Davacı vekili, dava dilekçesinde dava tarihine kadar yapılan 80.763,90 TL ödemenin tahsilini talep etmiştir. Dava dosyası kapsamında davacı tarafından sunulan ödeme belgeleri incelendiğinde; 03.11.2022 tarihinde 26.921,30 TL, 18.11.2022 tarihinde 26.921,30 TL, 08.12.2022 tarihinde 26.921,30 TL olmak üzere toplam 80.763,90 TL ödeme yapıldığı görülmüş, müteveffanın tanılı hastalığının "C51-C58 Kadın Genital Organlarının Malıgn Neoplazmları" maddesi kapsamında olduğu görüldüğünden katılım payı alınmadan ödenmesi gerektiği kanaatiyle 80.763,90 TL ' nin davalıdan tahsili ile birlikte mirasçı davacılara ödenmesinin kabulü gerekmiştir.
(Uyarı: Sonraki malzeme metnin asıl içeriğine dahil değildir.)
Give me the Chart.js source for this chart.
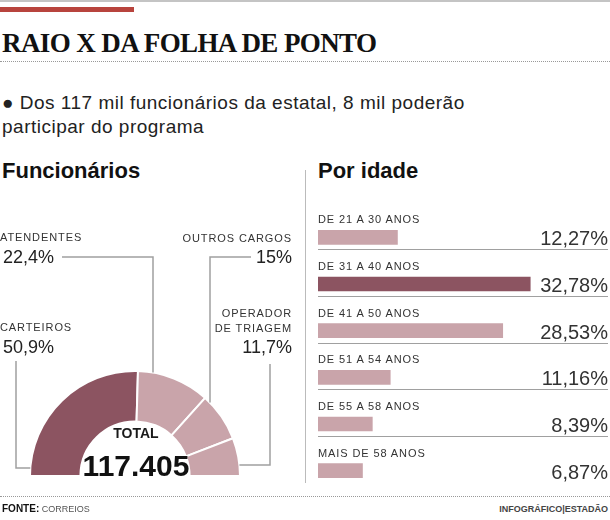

Yapılan yargılama, hükme esas alınan bilirkişi heyet raporu ve hesap raporu ile tüm dosya kapsamından, davacıların dava dilekçesinde faiz talebine yer vermediği de gözetilerek; davanın kabulü ile, Davacıların tarih ve sayılı başvurusunun reddine ilişkin kurum işleminin iptaline, Davacılar murisi tarafından ödenen toplam 80.763,90 TL' nin davalıdan tahsili ile mirasçı davacılara verilmesine karar vermek gerekmiş ve buna dair aşağıdaki şekilde hüküm kurulmuştur.
HÜKÜM:
Yukarıda açıklanan nedenlerle; Davanın KABULÜ İLE,
a)Davacıların tarih ve sayılı başvurusunun reddine ilişkin kurum işleminin iptaline,
b)Davacılar murisi tarafından ödenen toplam 80.763,90 TL' nin davalıdan tahsili ile mirasçı davacılara verilmesine, c)Davalı kurum harçtan muaf olduğundan harç alınmasına yer olmadığına,
d)Karar kesinleştiğinde yatırılan harcın ve bakiye avansın davacılara iadesine,
e)Davacılar tarafından yapılan bilirkişi ücreti, müzekkere ve tebligat masrafı olmak üzere toplam 3.870,00 TL yargılama giderinin davalıdan alınarak davacı mirasçılara verilmesine,
f)Davacılar kendini vekil ile temsil ettirdiğinden hüküm altına alınan kabul edilen toplam alacak üzerinden karar tarihi itibari ile yürürlükte bulunan Avukatlık asgari ücret tarifesi gereğince hesaplanan ve daha az olamayacağından 17.900,00 TL vekalet ücretinin davalıdan alınarak davacılara verilmesine,
Dair taraflar vekillerinin yüzlerine karşı kararın tebliğinden itibaren 2 hafta içinde mahkememize veya mahkememize ulaştırılmak üzere başka yer mahkemesine verilecek dilekçe ile İstanbul Bölge Adliye Mahkemesine istinaf yolu açık olmak üzere verilen karar açıkça okunup usulen anlatıldı.